Les consciencieux pèlerins qui très chrétiennement suivent les chemins de Saint-Jacques de Compostelle savent-ils que ces mêmes chemins étaient aussi fréquentés par ces ouvriers de Dieu qui transportaient avec eux la science druidique cachée de leurs ancêtres celtes ?

J’ai encore bien des livres d’histoire ancienne à consulter, à lire, à décrypter pour me faire une idée plus précise de la succession complexe de tant de différentes cultures tout autour de notre bassin méditerranéen, des influences réciproques, apports mutuels que nos historiens ont encore tant de mal à débrouiller.

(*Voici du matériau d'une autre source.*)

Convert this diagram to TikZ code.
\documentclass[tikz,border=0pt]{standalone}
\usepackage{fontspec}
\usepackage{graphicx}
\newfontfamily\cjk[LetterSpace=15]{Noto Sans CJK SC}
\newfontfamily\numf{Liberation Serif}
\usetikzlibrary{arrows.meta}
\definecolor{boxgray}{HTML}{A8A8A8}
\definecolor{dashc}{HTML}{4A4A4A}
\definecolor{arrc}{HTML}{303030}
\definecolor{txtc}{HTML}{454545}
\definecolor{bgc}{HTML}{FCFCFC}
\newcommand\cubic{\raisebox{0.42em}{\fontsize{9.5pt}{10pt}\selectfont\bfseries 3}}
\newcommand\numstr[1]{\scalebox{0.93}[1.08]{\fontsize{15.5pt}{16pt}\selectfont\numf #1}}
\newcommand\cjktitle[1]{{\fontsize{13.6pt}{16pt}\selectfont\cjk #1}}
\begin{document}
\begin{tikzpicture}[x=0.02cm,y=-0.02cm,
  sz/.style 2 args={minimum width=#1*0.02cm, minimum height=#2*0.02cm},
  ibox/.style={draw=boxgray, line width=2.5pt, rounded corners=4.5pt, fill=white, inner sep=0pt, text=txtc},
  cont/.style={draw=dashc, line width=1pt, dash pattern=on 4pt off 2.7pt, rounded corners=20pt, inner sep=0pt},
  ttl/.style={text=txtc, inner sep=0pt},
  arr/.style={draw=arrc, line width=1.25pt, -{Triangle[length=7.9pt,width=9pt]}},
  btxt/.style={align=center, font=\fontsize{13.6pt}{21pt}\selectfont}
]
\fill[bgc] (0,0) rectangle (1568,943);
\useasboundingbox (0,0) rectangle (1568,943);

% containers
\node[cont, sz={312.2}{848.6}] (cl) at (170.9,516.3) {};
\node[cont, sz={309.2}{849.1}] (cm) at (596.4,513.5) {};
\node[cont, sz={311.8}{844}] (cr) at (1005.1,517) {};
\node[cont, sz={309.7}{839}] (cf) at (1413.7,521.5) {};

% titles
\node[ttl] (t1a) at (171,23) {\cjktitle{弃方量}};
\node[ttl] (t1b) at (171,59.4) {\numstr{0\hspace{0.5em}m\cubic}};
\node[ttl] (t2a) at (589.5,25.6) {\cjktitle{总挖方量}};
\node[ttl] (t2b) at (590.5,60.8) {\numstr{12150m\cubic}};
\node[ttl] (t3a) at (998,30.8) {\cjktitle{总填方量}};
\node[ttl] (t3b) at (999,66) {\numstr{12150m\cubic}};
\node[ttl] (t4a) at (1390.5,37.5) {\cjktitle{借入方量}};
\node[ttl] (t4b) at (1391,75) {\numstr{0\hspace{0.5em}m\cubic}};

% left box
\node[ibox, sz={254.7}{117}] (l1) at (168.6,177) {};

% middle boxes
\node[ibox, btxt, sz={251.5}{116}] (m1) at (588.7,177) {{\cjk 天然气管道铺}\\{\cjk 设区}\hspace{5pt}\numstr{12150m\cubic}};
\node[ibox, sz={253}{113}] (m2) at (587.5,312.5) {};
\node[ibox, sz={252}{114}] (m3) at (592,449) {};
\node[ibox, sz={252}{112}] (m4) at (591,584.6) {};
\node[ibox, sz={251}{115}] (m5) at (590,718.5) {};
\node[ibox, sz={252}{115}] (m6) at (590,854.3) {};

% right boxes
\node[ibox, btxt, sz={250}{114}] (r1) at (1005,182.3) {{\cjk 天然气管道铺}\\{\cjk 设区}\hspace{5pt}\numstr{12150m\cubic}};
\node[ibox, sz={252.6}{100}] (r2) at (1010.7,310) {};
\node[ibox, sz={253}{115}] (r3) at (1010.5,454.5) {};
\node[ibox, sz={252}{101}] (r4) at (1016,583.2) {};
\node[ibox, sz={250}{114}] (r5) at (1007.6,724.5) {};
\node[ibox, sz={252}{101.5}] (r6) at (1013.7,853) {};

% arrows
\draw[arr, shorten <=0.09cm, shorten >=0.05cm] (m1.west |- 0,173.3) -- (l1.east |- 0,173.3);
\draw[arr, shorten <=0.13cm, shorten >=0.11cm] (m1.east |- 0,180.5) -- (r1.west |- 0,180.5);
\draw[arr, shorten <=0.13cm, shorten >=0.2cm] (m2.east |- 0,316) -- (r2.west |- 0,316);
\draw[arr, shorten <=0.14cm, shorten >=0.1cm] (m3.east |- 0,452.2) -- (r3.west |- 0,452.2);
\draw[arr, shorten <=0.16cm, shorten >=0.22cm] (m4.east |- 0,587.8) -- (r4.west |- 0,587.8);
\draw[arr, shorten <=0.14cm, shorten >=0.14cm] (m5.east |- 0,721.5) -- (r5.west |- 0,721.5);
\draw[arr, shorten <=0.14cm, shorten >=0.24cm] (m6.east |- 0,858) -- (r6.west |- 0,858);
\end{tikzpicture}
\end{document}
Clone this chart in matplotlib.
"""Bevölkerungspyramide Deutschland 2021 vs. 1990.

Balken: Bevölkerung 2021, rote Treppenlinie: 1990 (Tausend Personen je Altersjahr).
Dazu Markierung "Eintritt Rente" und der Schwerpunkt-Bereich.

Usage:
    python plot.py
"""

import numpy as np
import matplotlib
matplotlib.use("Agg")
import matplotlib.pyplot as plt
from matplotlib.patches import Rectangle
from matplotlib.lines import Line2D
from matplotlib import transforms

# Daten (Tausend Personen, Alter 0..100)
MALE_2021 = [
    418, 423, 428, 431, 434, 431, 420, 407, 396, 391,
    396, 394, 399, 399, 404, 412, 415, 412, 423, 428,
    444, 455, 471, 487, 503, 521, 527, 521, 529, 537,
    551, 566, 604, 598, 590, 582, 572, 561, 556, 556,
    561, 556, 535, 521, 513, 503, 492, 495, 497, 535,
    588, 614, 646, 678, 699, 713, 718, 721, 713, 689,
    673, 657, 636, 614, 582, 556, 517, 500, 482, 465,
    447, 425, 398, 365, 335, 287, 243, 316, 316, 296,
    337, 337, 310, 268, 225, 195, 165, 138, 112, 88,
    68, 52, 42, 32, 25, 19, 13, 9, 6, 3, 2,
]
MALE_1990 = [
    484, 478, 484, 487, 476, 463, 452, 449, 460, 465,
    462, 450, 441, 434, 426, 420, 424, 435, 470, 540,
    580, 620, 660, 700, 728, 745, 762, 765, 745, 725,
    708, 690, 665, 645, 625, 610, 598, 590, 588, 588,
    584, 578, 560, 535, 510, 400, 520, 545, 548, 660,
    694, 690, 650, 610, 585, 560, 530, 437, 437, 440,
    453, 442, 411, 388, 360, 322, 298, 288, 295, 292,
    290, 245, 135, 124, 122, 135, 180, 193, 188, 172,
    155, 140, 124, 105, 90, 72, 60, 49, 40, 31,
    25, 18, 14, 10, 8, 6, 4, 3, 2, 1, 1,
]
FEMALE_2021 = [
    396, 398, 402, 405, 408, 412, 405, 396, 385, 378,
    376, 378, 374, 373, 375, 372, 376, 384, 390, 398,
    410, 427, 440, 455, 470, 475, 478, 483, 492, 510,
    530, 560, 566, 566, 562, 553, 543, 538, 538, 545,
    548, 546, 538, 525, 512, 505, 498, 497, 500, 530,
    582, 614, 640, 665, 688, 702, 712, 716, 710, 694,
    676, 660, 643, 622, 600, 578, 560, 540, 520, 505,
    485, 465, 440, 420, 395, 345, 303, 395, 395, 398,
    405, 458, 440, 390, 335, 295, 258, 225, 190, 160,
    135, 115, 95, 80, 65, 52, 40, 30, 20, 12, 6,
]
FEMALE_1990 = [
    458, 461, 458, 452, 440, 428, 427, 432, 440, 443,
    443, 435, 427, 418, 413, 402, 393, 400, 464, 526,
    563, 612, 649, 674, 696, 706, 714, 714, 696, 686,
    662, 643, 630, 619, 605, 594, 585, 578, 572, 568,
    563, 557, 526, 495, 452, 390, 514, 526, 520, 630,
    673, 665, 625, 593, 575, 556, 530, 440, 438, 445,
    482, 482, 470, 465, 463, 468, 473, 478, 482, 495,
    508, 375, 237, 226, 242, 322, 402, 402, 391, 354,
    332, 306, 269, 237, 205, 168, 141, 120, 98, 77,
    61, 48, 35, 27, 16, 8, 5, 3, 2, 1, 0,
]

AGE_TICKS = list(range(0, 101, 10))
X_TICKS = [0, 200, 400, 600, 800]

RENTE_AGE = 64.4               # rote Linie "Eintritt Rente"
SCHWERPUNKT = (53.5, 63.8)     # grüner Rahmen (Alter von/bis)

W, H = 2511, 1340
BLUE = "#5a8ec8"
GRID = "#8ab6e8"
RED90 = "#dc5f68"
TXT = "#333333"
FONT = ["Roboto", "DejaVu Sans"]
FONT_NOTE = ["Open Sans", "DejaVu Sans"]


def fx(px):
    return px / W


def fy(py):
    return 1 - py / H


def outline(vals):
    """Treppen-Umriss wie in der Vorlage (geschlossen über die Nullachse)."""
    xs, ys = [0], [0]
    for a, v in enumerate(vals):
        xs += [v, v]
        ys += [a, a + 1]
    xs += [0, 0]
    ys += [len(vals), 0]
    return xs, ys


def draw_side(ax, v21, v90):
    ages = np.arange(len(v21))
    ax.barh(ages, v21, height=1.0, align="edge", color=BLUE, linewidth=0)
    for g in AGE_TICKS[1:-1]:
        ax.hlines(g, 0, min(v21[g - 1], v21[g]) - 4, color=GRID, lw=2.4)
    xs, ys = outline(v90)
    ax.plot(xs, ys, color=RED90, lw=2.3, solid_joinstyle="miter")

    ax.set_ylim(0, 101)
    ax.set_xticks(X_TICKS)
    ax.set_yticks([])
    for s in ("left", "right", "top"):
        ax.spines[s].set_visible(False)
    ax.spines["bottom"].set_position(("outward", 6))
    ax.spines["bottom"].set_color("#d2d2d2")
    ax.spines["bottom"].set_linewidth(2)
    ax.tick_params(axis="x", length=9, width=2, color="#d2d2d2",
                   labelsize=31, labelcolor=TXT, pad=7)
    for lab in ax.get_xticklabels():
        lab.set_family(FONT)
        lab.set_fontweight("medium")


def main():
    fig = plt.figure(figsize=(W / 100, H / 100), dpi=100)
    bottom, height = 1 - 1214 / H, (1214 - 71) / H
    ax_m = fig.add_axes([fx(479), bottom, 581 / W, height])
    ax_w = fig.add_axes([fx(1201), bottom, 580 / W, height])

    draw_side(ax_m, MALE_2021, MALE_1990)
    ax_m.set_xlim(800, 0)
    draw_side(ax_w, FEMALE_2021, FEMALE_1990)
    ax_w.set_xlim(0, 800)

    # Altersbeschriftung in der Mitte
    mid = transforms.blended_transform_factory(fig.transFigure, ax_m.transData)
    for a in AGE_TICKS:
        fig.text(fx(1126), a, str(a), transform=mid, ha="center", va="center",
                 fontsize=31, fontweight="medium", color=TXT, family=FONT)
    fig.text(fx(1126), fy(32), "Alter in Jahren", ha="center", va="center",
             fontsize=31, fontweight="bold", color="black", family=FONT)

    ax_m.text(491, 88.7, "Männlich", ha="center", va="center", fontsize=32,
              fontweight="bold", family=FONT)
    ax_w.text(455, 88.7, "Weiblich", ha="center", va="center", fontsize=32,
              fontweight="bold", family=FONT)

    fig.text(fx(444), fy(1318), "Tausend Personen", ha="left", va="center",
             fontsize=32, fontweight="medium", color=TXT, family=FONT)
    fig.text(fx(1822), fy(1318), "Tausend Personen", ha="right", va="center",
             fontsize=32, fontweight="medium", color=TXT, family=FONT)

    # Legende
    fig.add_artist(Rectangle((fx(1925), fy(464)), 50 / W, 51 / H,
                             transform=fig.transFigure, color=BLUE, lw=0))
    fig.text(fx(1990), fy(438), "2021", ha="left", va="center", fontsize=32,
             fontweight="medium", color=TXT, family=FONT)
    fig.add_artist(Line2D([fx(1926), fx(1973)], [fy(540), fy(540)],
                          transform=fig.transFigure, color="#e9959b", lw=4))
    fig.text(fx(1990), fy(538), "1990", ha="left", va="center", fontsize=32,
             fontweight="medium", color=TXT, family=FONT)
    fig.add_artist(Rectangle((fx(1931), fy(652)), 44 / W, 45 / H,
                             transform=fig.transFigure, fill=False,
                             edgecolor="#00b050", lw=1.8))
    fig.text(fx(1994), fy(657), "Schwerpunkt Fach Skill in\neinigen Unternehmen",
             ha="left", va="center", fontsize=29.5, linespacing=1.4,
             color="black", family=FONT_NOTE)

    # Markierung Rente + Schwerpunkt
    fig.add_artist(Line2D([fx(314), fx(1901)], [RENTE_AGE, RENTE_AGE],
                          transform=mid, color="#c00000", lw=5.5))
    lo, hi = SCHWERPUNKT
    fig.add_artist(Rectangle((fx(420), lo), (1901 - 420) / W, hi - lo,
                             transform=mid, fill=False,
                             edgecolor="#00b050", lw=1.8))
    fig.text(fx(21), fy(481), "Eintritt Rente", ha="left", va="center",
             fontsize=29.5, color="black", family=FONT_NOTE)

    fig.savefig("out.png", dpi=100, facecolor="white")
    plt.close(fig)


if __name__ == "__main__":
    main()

Les chèvres sont amusantes : dès que quelqu’un passe sur la route, elles dévalent à toutes pattes du haut du pré pour venir vous voir de plus près derrière leur barrière barbelée, factice frontière qui ne devrait pas tant les impressionner, vue sa fragilité. J’aimerais leur faire comprendre qu’il leur est arrivé souvent de franchir des obstacles plus élevés et qu’un simple saut de chèvre sauvage, éprise de liberté, leur suffirait à passer de l’autre côté. Mais le veulent-elles vraiment, assurée qu’elles sont de recevoir leur pain quotidien ? Elles devaient m’avoir pris pour leur père nourricier. Je cherche parmi elles une blanchette moins servile qui accepterait de trahir son monsieur Seguin, mais non, aucune ne semble désirer s’en aller chatouiller la gueule du loup : mémoire ou domesticité ?

Un énorme chien, pour une fois silencieux, mais non moins inquiétant, s’approche de moi et me suit… N’ayons l’air de rien.

Plus on s’éloigne de Paris, moins les chiens sont agressifs, et moins ils aboient quand on les salue avec respect et gentillesse. Les panneaux «Attention, chien méchant» sont l’apanage de citadins frileux, égoïstes et vaniteux qui se servent de tous les prétextes d’insécurité pour barricader leur futile patrimoine contre les désirs d’agression qu’ils suscitent.

Col de Montmirat : 6 km. Plafond bien bas de son côté mais apparemment il ne pleut pas encore dans le cercle de mon horizon.